DESCRIPTION OF THE TASK: Everything in the listing except the pictures should be written out exactly.

DATA BLOCK:
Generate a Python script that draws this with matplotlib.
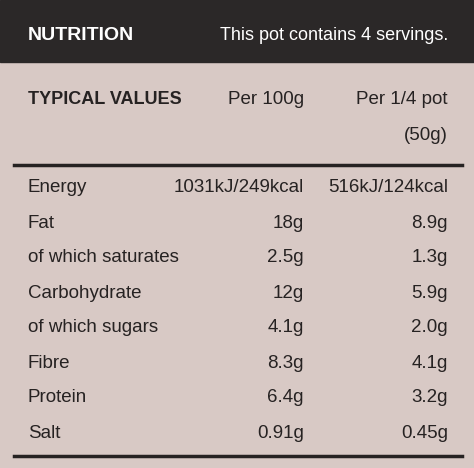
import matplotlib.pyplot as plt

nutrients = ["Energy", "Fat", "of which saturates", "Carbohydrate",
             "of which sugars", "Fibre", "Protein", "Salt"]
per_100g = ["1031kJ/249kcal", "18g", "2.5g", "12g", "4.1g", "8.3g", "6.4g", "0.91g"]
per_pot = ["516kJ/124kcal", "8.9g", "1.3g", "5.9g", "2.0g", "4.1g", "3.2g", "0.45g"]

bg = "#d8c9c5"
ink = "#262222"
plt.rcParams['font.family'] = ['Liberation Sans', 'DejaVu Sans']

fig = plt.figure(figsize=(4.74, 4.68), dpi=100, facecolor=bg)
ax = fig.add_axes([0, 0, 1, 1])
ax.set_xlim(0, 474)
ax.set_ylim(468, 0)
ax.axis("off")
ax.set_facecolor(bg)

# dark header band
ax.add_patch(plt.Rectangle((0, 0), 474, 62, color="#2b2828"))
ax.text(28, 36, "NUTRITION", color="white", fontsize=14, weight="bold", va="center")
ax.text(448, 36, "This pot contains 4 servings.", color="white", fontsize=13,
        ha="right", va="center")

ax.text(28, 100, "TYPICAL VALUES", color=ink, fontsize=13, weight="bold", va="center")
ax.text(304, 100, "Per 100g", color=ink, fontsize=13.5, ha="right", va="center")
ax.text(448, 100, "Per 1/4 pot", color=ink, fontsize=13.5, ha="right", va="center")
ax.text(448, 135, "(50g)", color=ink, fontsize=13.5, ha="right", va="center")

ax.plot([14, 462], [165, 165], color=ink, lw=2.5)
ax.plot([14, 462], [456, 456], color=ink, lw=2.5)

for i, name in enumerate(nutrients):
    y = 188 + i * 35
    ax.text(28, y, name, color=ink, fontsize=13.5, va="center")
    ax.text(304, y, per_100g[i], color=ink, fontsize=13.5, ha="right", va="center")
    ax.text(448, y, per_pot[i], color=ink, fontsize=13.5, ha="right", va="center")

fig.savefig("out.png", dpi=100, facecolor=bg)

OUTPUT OF THE EXERCISE:
Generate a Python script that draws this with matplotlib.
import matplotlib.pyplot as plt

nutrients = ["Energy", "Fat", "of which saturates", "Carbohydrate",
             "of which sugars", "Fibre", "Protein", "Salt"]
per_100g = ["1031kJ/249kcal", "18g", "2.5g", "12g", "4.1g", "8.3g", "6.4g", "0.91g"]
per_pot = ["516kJ/124kcal", "8.9g", "1.3g", "5.9g", "2.0g", "4.1g", "3.2g", "0.45g"]

bg = "#d8c9c5"
ink = "#262222"
plt.rcParams['font.family'] = ['Liberation Sans', 'DejaVu Sans']

fig = plt.figure(figsize=(4.74, 4.68), dpi=100, facecolor=bg)
ax = fig.add_axes([0, 0, 1, 1])
ax.set_xlim(0, 474)
ax.set_ylim(468, 0)
ax.axis("off")
ax.set_facecolor(bg)

# dark header band
ax.add_patch(plt.Rectangle((0, 0), 474, 62, color="#2b2828"))
ax.text(28, 36, "NUTRITION", color="white", fontsize=14, weight="bold", va="center")
ax.text(448, 36, "This pot contains 4 servings.", color="white", fontsize=13,
        ha="right", va="center")

ax.text(28, 100, "TYPICAL VALUES", color=ink, fontsize=13, weight="bold", va="center")
ax.text(304, 100, "Per 100g", color=ink, fontsize=13.5, ha="right", va="center")
ax.text(448, 100, "Per 1/4 pot", color=ink, fontsize=13.5, ha="right", va="center")
ax.text(448, 135, "(50g)", color=ink, fontsize=13.5, ha="right", va="center")

ax.plot([14, 462], [165, 165], color=ink, lw=2.5)
ax.plot([14, 462], [456, 456], color=ink, lw=2.5)

for i, name in enumerate(nutrients):
    y = 188 + i * 35
    ax.text(28, y, name, color=ink, fontsize=13.5, va="center")
    ax.text(304, y, per_100g[i], color=ink, fontsize=13.5, ha="right", va="center")
    ax.text(448, y, per_pot[i], color=ink, fontsize=13.5, ha="right", va="center")

fig.savefig("out.png", dpi=100, facecolor=bg)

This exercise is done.